- [Aim] For the listing underneath, give the count of lines containing the string "chart" and nothing further.
------ Given information
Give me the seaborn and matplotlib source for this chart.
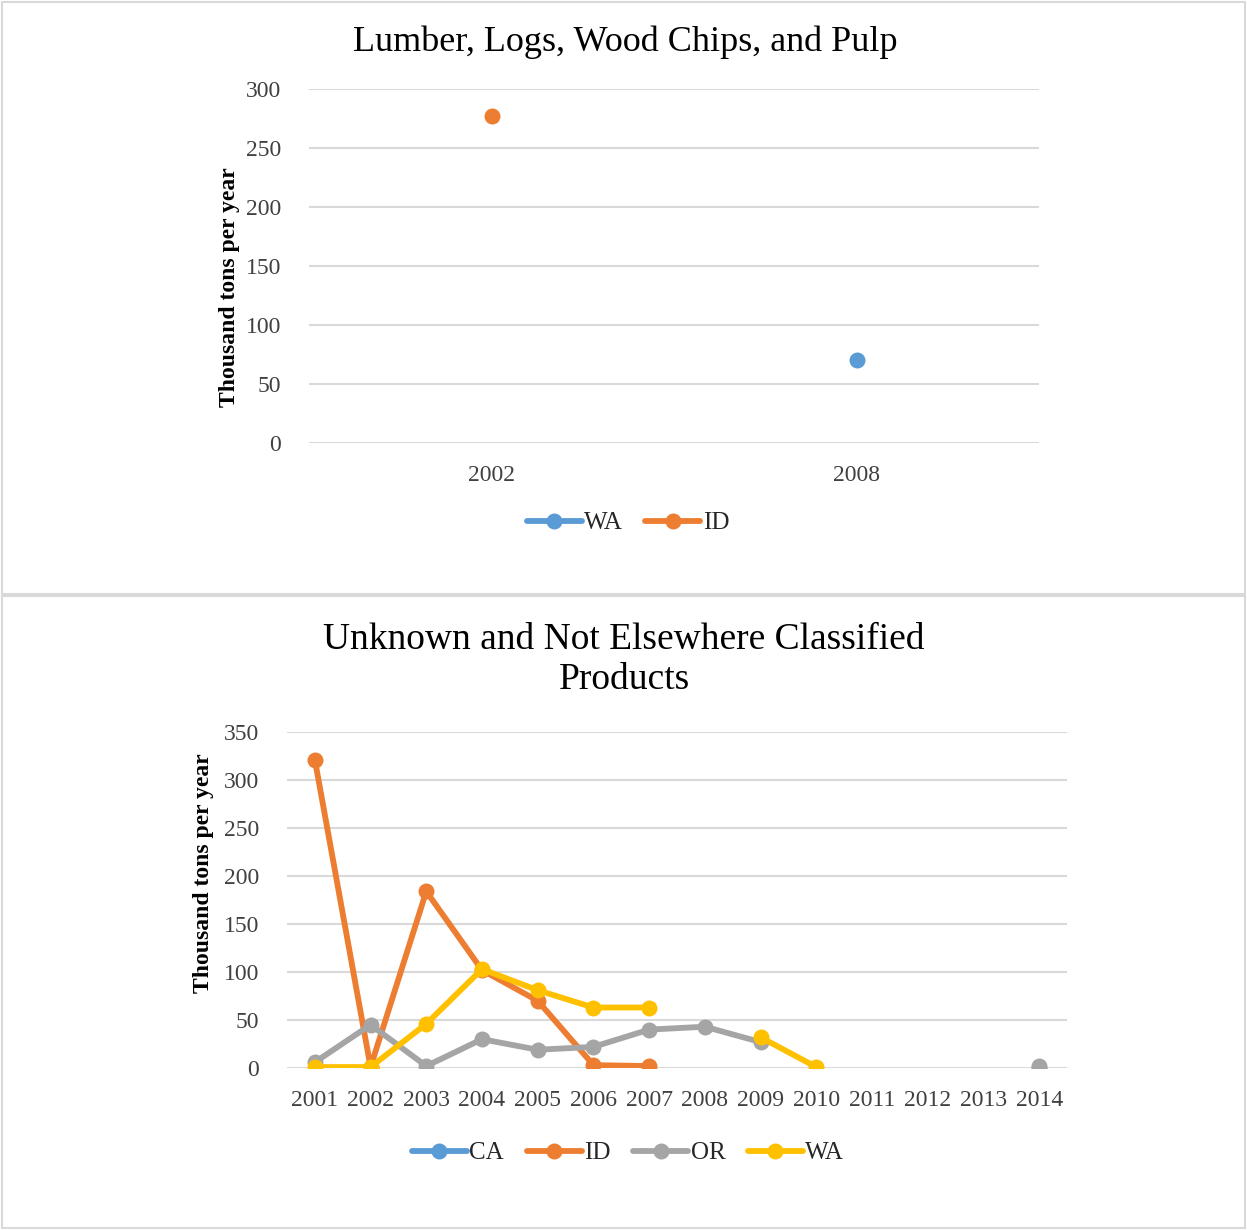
import numpy as np
import pandas as pd
import seaborn as sns
import matplotlib
matplotlib.use("Agg")
import matplotlib.pyplot as plt
from matplotlib.lines import Line2D
from matplotlib.patches import Rectangle

# ---- data ----
top_years = ["2002", "2008"]
top_wa = [np.nan, 70]
top_id = [277, np.nan]

bottom_years = list(range(2001, 2015))
bottom_ca = [np.nan] * 14
bottom_id = [321, 1, 184, 102, 70, 3, 2, np.nan, np.nan, np.nan, np.nan, np.nan, np.nan, 0]
bottom_or = [6, 45, 2, 30, 19, 22, 40, 43, 27, np.nan, np.nan, np.nan, np.nan, 2]
bottom_wa = [1, 1, 46, 103, 81, 63, 63, np.nan, 32, 1, np.nan, np.nan, np.nan, np.nan]

TOP_COLORS = {"WA": "#5B9BD5", "ID": "#ED7D31"}
BOTTOM_COLORS = {"CA": "#5B9BD5", "ID": "#ED7D31", "OR": "#A5A5A5", "WA": "#FFC000"}

LW = 4.2
MS = 11.5

sns.set_theme(style="white")
plt.rcParams["font.family"] = ["Liberation Serif", "DejaVu Serif"]


def long_frame(x, series):
    """Long table with a segment id so gaps (NaN) break the lines."""
    rows = []
    for name, vals in series.items():
        seg = 0
        prev_nan = True
        for i, v in enumerate(vals):
            if np.isnan(v):
                prev_nan = True
                continue
            if prev_nan:
                seg += 1
            prev_nan = False
            rows.append({"x": i, "year": x[i], "value": v, "state": name,
                         "seg": f"{name}-{seg}"})
    return pd.DataFrame(rows)


def style_axes(ax, yticks, xlabels):
    ax.set_ylim(yticks[0], yticks[-1])
    ax.set_yticks(yticks)
    ax.set_xlim(-0.5, len(xlabels) - 0.5)
    ax.set_xticks(range(len(xlabels)))
    ax.set_xticklabels(xlabels)
    for s in ax.spines.values():
        s.set_visible(False)
    ax.grid(axis="y", color="#d9d9d9", linewidth=1.5)
    ax.grid(axis="x", visible=False)
    ax.set_axisbelow(True)
    ax.tick_params(axis="both", length=0, labelsize=17, colors="#404040")
    ax.tick_params(axis="y", pad=20)
    ax.tick_params(axis="x", pad=16)
    ax.set_xlabel("")
    ax.set_ylabel("")


def legend_handles(colors, names):
    return [Line2D([], [], color=colors[s], marker="o", markersize=MS, linewidth=LW,
                   markeredgewidth=0, solid_capstyle="round") for s in names]


fig = plt.figure(figsize=(12.47, 12.30), dpi=100)

# panel frames
for y0, h in [(2 / 1230, 632 / 1230), (636 / 1230, 592 / 1230)]:
    fig.patches.append(Rectangle((2 / 1247, y0), 1243 / 1247, h,
                                 transform=fig.transFigure, fill=False,
                                 edgecolor="#d9d9d9", linewidth=1.5))

# ---- top chart ----
ax1 = fig.add_axes([309 / 1247, 1 - 443 / 1230, 730 / 1247, 354 / 1230])
df1 = long_frame(top_years, {"WA": top_wa, "ID": top_id})
sns.lineplot(data=df1, x="x", y="value", hue="state", units="seg",
             estimator=None, palette=TOP_COLORS, marker="o", markersize=MS,
             markeredgewidth=0, linewidth=LW, legend=False, ax=ax1)
style_axes(ax1, [0, 50, 100, 150, 200, 250, 300], top_years)
fig.text(625 / 1247, 1 - 42 / 1230, "Lumber, Logs, Wood Chips, and Pulp",
         ha="center", va="center", fontsize=26, color="#000000")
fig.text(230 / 1247, 1 - 287 / 1230, "Thousand tons per year", rotation=90,
         ha="center", va="center", fontsize=17, fontweight="bold", color="#000000")
fig.legend(legend_handles(TOP_COLORS, ["WA", "ID"]), ["WA", "ID"], loc="center",
           bbox_to_anchor=(628 / 1247, 1 - 523 / 1230),
           ncol=2, frameon=False, fontsize=18, handlelength=2.2, handletextpad=0.1,
           columnspacing=0.9)

# ---- bottom chart ----
ax2 = fig.add_axes([287 / 1247, 1 - 1068 / 1230, 780 / 1247, 336 / 1230])
df2 = long_frame(bottom_years, {"CA": bottom_ca, "ID": bottom_id,
                                "OR": bottom_or, "WA": bottom_wa})
sns.lineplot(data=df2, x="x", y="value", hue="state", units="seg",
             hue_order=["ID", "OR", "WA"],
             estimator=None, palette=BOTTOM_COLORS, marker="o", markersize=MS,
             markeredgewidth=0, linewidth=LW, legend=False, ax=ax2)
style_axes(ax2, [0, 50, 100, 150, 200, 250, 300, 350], [str(y) for y in bottom_years])
fig.text(624 / 1247, 1 - 660 / 1230, "Unknown and Not Elsewhere Classified\nProducts",
         ha="center", va="center", fontsize=27, color="#000000", linespacing=1.2)
fig.text(203 / 1247, 1 - 873 / 1230, "Thousand tons per year", rotation=90,
         ha="center", va="center", fontsize=17, fontweight="bold", color="#000000")
names = ["CA", "ID", "OR", "WA"]
fig.legend(legend_handles(BOTTOM_COLORS, names), names, loc="center",
           bbox_to_anchor=(628 / 1247, 1 - 1153 / 1230),
           ncol=4, frameon=False, fontsize=18, handlelength=2.2, handletextpad=0.1,
           columnspacing=0.9)

fig.savefig("out.png", dpi=100, facecolor="white")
------------
- [Solution below] 3